- _A block of data_:
[BEGIN]

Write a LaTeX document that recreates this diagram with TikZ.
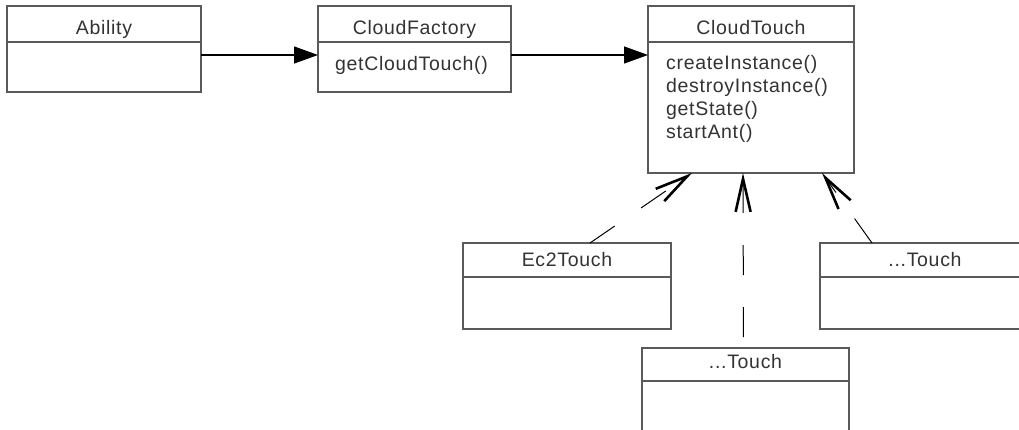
\documentclass[tikz,border=0pt]{standalone}
\usepackage{fontspec}
\setmainfont{Liberation Sans}
\newfontfamily\umlfont[LetterSpace=3.5]{Liberation Sans}
\usetikzlibrary{arrows.meta}
\definecolor{boxline}{HTML}{5A5A5A}
\definecolor{txt}{HTML}{333333}
\tikzset{
  classbox/.style={draw=boxline, line width=1.4pt, fill=white, anchor=north west,
    inner sep=0pt, outer sep=0pt},
  divider/.style={draw=boxline, line width=1.4pt},
  title/.style={anchor=base, inner sep=0pt, text=txt, font=\umlfont\fontsize{19.5}{23}\selectfont},
  member/.style={anchor=base west, inner sep=0pt, text=txt, font=\umlfont\fontsize{19.5}{23}\selectfont},
  assoc/.style={draw=black, line width=1.3pt, -{Triangle[length=24pt,width=17pt]}},
  realize/.style={draw=black, line width=1pt, dash pattern=on 30pt off 32pt,
    -{Straight Barb[length=33pt,width=15pt,line width=2.6pt]}}
}
\begin{document}
\begin{tikzpicture}[x=1pt,y=-1pt]
\useasboundingbox (0,0) rectangle (1019,430);
\clip (0,0) rectangle (1019,430);

% class frames
\node[classbox, minimum width=194pt, minimum height=86pt] (ability) at (7,6) {};
\node[classbox, minimum width=193pt, minimum height=86pt] (factory) at (318,6) {};
\node[classbox, minimum width=206pt, minimum height=167pt] (touch) at (648,6) {};
\node[classbox, minimum width=208pt, minimum height=86pt] (ec2) at (463,243) {};
\node[classbox, minimum width=210pt, minimum height=86pt] (other) at (820,243) {};
\node[classbox, minimum width=207pt, minimum height=100pt] (bottom) at (642,348) {};

% compartment dividers
\draw[divider] (ability.west |- 0,42) -- (ability.east |- 0,42);
\draw[divider] (factory.west |- 0,42) -- (factory.east |- 0,42);
\draw[divider] (touch.west |- 0,42) -- (touch.east |- 0,42);
\draw[divider] (ec2.west |- 0,277) -- (ec2.east |- 0,277);
\draw[divider] (other.west |- 0,277) -- (other.east |- 0,277);
\draw[divider] (bottom.west |- 0,381) -- (bottom.east |- 0,381);

% class names
\node[title] (abilityname) at (ability.north |- 0,35) {Ability};
\node[title] (factoryname) at (factory.north |- 0,35) {CloudFactory};
\node[title] (touchname) at (touch.north |- 0,35) {CloudTouch};
\node[title] (ec2name) at (ec2.north |- 0,266) {Ec2Touch};
\node[title] (othername) at (other.north |- 0,266) {...Touch};
\node[title] (bottomname) at (bottom.north |- 0,368) {...Touch};

% operations
\node[member] (m0) at (335,71) {getCloudTouch()};
\node[member] (m1) at (666,70) {createInstance()};
\node[member] (m2) at (666,93) {destroyInstance()};
\node[member] (m3) at (666,116) {getState()};
\node[member] (m4) at (666,139) {startAnt()};

% associations
\draw[assoc] (ability.east |- 0,55) -- (factory.west |- 0,55);
\draw[assoc] (factory.east |- 0,55) -- (touch.west |- 0,55);

% realizations
\draw[realize] ([xshift=23pt]ec2.north) -- ([xshift=-59pt]touch.south);
\draw[realize, dash phase=51pt] ([xshift=-2pt]bottom.north) -- ([xshift=-8pt]touch.south);
\draw[realize] ([xshift=-53pt]other.north) -- ([xshift=71pt]touch.south);
\end{tikzpicture}
\end{document}
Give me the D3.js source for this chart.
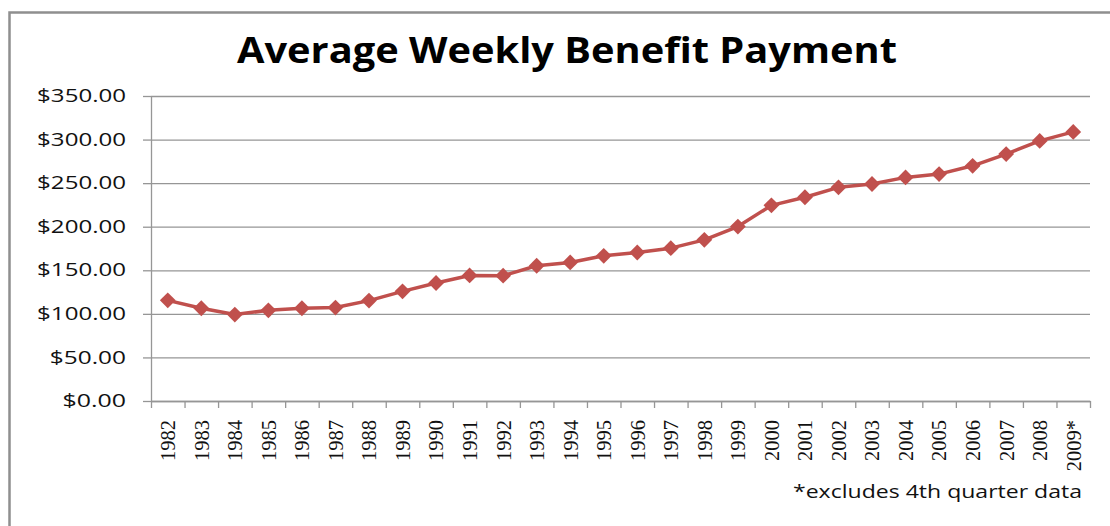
<!DOCTYPE html>
<html>
<head>
<meta charset="utf-8">
<script src="https://cdnjs.cloudflare.com/ajax/libs/d3/7.8.5/d3.min.js"></script>
<style>
  body { margin: 0; background: #fff; }
  svg { display: block; }
  .grid line { stroke: #969696; stroke-width: 1.3; }
  .grid path { display: none; }
  .axis path, .axis line { stroke: #969696; stroke-width: 1.3; }
</style>
</head>
<body>
<svg width="1110" height="526"></svg>
<script>
// chart values
const years = ['1982', '1983', '1984', '1985', '1986', '1987', '1988', '1989', '1990',
  '1991', '1992', '1993', '1994', '1995', '1996', '1997', '1998', '1999', '2000',
  '2001', '2002', '2003', '2004', '2005', '2006', '2007', '2008', '2009*'];
const payments = [115.5, 106.4, 99.2, 104.1, 106.4, 107.2, 115.2, 125.8, 135.4,
  144.1, 143.8, 155.2, 159.0, 166.6, 170.4, 175.4, 184.9, 200.2, 224.5,
  233.8, 245.2, 249.0, 256.6, 260.4, 269.9, 283.3, 298.5, 308.8];
const yTicks = [0, 50, 100, 150, 200, 250, 300, 350];
const title = 'Average Weekly Benefit Payment';
const footnote = '*excludes 4th quarter data';

const margin = {top: 96, right: 20, bottom: 125, left: 151};
const width = 1110 - margin.left - margin.right;
const height = 526 - margin.top - margin.bottom;

const svg = d3.select('svg');

// outer frame (only top and left edges show)
svg.append('path')
    .attr('d', 'M9.5,530 V12.5 H1115')
    .attr('fill', 'none')
    .attr('stroke', '#8f8f8f')
    .attr('stroke-width', 2.5);

svg.append('text')
    .attr('x', 237)
    .attr('y', 63)
    .attr('textLength', 660)
    .attr('lengthAdjust', 'spacingAndGlyphs')
    .style('font-family', 'Open Sans')
    .style('font-weight', 'bold')
    .style('font-size', '35px')
    .text(title);

const chart = svg.append('g')
    .attr('transform', `translate(${margin.left}, ${margin.top})`);

const yScale = d3.scaleLinear()
    .range([height, 0])
    .domain([0, 350]);

const xScale = d3.scaleBand()
    .range([0, width])
    .domain(years)
    .padding(0);

// boundaries between categories, used for the tick marks
const xEdges = d3.scaleLinear()
    .range([0, width])
    .domain([0, years.length]);

chart.append('g')
    .attr('class', 'grid')
    .call(d3.axisLeft(yScale)
        .tickValues(yTicks)
        .tickSize(-width)
        .tickFormat(''));

const yAxis = chart.append('g')
    .attr('class', 'axis')
    .call(d3.axisLeft(yScale)
        .tickValues(yTicks)
        .tickSize(8)
        .tickSizeOuter(0)
        .tickPadding(17)
        .tickFormat(d3.format('$,.2f')));

// the labels in the picture are wide, so stretch them to the read widths
yAxis.selectAll('text')
    .style('font-family', 'Open Sans')
    .style('font-size', '17.5px')
    .attr('textLength', function() { return this.textContent.length * 12.7; })
    .attr('lengthAdjust', 'spacingAndGlyphs')
    .attr('fill', '#111');

chart.append('g')
    .attr('class', 'axis')
    .attr('transform', `translate(0, ${height})`)
    .call(d3.axisBottom(xEdges)
        .tickValues(d3.range(years.length + 1))
        .tickSize(7)
        .tickSizeOuter(0)
        .tickFormat(''));

const xAxis = chart.append('g')
    .attr('transform', `translate(0, ${height})`)
    .call(d3.axisBottom(xScale).tickSize(0));

xAxis.select('.domain').remove();

xAxis.selectAll('text')
    .attr('transform', 'rotate(-90)')
    .attr('text-anchor', 'end')
    .attr('x', -19)
    .attr('y', 0)
    .attr('dy', '0.36em')
    .attr('fill', '#111')
    .style('font-family', 'Liberation Sans Narrow')
    .style('font-size', '20.5px');

const line = d3.line()
    .x((d, i) => xScale(years[i]) + xScale.bandwidth() / 2)
    .y((d) => yScale(d));

chart.append('path')
    .datum(payments)
    .attr('d', line)
    .attr('fill', 'none')
    .attr('stroke', '#c0504d')
    .attr('stroke-width', 3.5)
    .attr('stroke-linejoin', 'round');

chart.selectAll()
    .data(payments)
    .enter()
    .append('path')
    .attr('d', d3.symbol(d3.symbolSquare, 125))
    .attr('transform', (d, i) =>
        `translate(${xScale(years[i]) + xScale.bandwidth() / 2}, ${yScale(d)}) rotate(45)`)
    .attr('fill', '#c0504d');

svg.append('text')
    .attr('x', 793)
    .attr('y', 498)
    .attr('textLength', 289)
    .attr('lengthAdjust', 'spacingAndGlyphs')
    .attr('fill', '#111')
    .style('font-family', 'Open Sans')
    .style('font-size', '18px')
    .text(footnote);
</script>
</body>
</html>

[END]

- _WRITTEN TASK_: Without the pictures, return the listing above from its first line through the line that has "minimum width=207pt, minimum".

- _WRITTEN SOLUTION_:
Write a LaTeX document that recreates this diagram with TikZ.
\documentclass[tikz,border=0pt]{standalone}
\usepackage{fontspec}
\setmainfont{Liberation Sans}
\newfontfamily\umlfont[LetterSpace=3.5]{Liberation Sans}
\usetikzlibrary{arrows.meta}
\definecolor{boxline}{HTML}{5A5A5A}
\definecolor{txt}{HTML}{333333}
\tikzset{
  classbox/.style={draw=boxline, line width=1.4pt, fill=white, anchor=north west,
    inner sep=0pt, outer sep=0pt},
  divider/.style={draw=boxline, line width=1.4pt},
  title/.style={anchor=base, inner sep=0pt, text=txt, font=\umlfont\fontsize{19.5}{23}\selectfont},
  member/.style={anchor=base west, inner sep=0pt, text=txt, font=\umlfont\fontsize{19.5}{23}\selectfont},
  assoc/.style={draw=black, line width=1.3pt, -{Triangle[length=24pt,width=17pt]}},
  realize/.style={draw=black, line width=1pt, dash pattern=on 30pt off 32pt,
    -{Straight Barb[length=33pt,width=15pt,line width=2.6pt]}}
}
\begin{document}
\begin{tikzpicture}[x=1pt,y=-1pt]
\useasboundingbox (0,0) rectangle (1019,430);
\clip (0,0) rectangle (1019,430);

% class frames
\node[classbox, minimum width=194pt, minimum height=86pt] (ability) at (7,6) {};
\node[classbox, minimum width=193pt, minimum height=86pt] (factory) at (318,6) {};
\node[classbox, minimum width=206pt, minimum height=167pt] (touch) at (648,6) {};
\node[classbox, minimum width=208pt, minimum height=86pt] (ec2) at (463,243) {};
\node[classbox, minimum width=210pt, minimum height=86pt] (other) at (820,243) {};
\node[classbox, minimum width=207pt, minimum height=100pt] (bottom) at (642,348) {};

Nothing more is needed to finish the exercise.